Fingerprints have long been used by government agencies to identify people. The United States FBI database alone holds 70 million fingerprints of criminals. But fingerprinting isn’t an exact science. Fingertips can be damaged with calluses, and fingerprints can rub off over time.
Iris scanning is also difficult, since the eye is such a small target and subject to fraud – it is even possible to use a hi-res image of an eye, rather than an actual eyeball, to fool the machine.

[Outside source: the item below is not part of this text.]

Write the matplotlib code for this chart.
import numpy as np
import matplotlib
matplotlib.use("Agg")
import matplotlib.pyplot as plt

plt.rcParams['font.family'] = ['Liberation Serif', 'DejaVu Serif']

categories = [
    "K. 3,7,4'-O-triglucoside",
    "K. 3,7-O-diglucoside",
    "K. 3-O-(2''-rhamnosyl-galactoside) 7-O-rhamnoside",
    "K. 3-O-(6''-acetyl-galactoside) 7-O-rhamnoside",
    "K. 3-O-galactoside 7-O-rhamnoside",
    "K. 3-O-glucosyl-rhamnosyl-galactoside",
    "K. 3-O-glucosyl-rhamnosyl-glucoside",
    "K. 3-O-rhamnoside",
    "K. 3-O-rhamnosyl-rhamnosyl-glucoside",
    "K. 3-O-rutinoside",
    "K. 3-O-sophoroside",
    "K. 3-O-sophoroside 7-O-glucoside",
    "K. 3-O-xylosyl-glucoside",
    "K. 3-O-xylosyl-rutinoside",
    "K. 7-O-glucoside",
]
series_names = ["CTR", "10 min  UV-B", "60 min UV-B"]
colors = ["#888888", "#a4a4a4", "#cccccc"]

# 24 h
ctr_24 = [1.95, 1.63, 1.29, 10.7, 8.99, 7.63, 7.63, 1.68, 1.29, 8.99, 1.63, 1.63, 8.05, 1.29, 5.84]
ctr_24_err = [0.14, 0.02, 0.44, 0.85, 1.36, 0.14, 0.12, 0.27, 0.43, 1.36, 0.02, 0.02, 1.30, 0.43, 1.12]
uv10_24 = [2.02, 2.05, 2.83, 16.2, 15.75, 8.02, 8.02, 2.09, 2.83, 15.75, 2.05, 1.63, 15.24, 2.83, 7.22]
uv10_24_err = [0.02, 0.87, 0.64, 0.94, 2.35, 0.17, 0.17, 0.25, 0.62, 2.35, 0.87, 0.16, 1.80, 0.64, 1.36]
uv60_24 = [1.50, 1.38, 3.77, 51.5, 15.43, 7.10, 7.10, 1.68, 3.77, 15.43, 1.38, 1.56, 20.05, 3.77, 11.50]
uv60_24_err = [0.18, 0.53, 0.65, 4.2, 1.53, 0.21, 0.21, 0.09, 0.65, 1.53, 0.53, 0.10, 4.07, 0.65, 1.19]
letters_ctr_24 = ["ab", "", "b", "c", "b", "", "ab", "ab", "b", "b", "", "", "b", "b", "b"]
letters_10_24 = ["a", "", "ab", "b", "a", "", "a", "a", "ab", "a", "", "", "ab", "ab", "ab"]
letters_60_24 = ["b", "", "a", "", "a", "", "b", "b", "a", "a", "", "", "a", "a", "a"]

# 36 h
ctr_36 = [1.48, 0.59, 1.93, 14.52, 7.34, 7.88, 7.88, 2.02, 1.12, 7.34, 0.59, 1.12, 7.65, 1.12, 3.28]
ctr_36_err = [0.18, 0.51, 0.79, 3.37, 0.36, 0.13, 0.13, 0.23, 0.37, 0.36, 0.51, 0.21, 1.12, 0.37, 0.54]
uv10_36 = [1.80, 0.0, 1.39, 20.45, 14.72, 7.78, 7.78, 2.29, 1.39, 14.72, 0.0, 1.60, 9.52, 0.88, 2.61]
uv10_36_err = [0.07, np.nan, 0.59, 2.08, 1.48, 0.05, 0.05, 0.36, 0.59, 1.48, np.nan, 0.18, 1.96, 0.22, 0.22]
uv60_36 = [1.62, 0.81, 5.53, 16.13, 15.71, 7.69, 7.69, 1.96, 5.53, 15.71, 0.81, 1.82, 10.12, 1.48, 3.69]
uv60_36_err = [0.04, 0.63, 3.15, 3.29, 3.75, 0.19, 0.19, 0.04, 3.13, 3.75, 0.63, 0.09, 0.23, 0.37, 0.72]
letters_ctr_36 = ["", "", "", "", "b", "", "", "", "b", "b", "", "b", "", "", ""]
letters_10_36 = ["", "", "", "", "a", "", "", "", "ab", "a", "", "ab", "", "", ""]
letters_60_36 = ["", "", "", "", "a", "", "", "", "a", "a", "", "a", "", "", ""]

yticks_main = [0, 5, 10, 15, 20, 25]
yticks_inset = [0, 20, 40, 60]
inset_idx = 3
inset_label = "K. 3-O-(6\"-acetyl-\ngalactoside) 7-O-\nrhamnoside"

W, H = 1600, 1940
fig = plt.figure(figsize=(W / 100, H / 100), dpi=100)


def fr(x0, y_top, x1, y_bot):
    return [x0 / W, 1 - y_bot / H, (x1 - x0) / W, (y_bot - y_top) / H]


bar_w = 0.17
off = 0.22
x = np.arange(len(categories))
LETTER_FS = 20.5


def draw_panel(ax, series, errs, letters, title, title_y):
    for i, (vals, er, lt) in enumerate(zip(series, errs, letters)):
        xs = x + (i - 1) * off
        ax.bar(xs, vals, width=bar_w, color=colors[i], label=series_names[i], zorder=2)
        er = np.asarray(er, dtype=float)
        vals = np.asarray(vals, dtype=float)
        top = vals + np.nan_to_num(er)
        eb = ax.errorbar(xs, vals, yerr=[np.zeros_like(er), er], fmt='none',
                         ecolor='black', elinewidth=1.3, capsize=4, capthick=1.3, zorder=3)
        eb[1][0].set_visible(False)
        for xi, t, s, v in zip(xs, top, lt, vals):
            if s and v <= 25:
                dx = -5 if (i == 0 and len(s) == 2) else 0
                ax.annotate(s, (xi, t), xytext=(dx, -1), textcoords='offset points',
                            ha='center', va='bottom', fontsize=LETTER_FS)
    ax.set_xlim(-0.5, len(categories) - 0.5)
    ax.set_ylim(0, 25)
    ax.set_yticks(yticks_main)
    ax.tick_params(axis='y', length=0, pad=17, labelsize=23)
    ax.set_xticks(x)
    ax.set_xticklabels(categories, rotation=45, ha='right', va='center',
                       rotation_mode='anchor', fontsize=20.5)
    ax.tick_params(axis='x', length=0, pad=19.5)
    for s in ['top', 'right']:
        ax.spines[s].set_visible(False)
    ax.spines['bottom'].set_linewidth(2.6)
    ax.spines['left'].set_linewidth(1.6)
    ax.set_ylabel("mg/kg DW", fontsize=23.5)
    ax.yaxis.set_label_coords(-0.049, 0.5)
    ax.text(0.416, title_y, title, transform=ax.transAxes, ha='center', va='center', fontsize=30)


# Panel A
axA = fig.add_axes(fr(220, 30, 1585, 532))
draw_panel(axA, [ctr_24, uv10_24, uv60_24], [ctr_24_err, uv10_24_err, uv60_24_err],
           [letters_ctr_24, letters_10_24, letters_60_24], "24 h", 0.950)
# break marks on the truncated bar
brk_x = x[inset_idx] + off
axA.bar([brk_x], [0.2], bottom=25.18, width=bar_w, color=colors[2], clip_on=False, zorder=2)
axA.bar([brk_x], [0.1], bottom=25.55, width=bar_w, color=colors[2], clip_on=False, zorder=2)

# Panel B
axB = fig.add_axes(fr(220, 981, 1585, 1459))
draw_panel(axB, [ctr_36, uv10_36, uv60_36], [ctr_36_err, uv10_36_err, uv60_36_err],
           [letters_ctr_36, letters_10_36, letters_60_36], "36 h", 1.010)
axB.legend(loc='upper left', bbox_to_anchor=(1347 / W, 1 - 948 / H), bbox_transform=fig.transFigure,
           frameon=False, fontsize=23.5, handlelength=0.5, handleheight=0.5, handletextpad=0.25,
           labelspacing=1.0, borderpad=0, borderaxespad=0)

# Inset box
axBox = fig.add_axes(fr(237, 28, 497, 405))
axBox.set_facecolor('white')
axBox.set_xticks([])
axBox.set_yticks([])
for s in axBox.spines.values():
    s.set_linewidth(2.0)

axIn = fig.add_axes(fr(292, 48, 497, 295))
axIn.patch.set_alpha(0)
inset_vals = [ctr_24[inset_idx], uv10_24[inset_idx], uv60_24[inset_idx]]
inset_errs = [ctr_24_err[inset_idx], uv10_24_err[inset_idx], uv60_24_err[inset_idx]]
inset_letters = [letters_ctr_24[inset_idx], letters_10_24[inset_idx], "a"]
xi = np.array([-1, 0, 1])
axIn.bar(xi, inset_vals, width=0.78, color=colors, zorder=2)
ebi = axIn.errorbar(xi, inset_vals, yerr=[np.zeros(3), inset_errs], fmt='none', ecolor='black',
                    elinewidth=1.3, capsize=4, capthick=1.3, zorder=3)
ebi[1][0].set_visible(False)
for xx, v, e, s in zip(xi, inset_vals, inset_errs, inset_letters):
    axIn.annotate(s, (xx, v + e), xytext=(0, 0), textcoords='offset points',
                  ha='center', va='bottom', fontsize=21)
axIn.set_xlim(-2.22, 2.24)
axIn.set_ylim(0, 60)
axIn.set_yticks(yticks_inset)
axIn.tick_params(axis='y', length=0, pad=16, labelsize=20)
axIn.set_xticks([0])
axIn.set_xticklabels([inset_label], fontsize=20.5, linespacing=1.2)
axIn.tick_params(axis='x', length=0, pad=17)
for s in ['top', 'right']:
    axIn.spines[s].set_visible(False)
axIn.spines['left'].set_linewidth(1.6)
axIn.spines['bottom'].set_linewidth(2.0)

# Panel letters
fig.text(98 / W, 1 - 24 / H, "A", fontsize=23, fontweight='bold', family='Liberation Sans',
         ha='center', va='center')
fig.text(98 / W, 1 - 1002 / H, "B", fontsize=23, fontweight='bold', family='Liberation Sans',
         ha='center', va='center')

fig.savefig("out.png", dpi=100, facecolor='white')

With these disadvantages in mind, scientists at the University of Southampton in the UK worked to develop a new technology that would be able to identify someone via a part of the body that barely ever changes: the ear. “When you’re born your ear is fully formed. The lobe descends a little, but overall it stays the same. It’s a great way to identify people,” Mark Nixon, the leader of the research, told Wired Magazine.
How it works
According to Wired Magazine, ear identification uses computer vision to convert human features into IDs. Researchers in Southampton used this technology to create an “image-ray-transform” algorithm that can identify an ear with 99.6 percent accuracy.
The ray-producing algorithm looks for curved features in the ear. After the rays have found every part of the ear, another program turns these curves into a unique set of numbers – basically an “ear ID.”
Ups and downs
Like all technology, there are positives and negatives to using ears to identify people. Like iris scans, ear identification systems have limitations like hair covering the ears, difficult lighting conditions, and different IDs generated by different angles. For this reason, researchers stress that using the ear isn’t about replacing existing biometrics like fingerprints – but rather supplementing those technologies with another ID system.
Research into ear identification systems is still in its infancy, but as it gets quicker or more accurate, it could be used in many situations – like when a security camera grabs a profile view of a man robbing a bank. As Nixon told Wired Magazine: “We’ve shown we can use ears, but can we process the data that comes from a sort of normal scenario? That’s the real challenge.”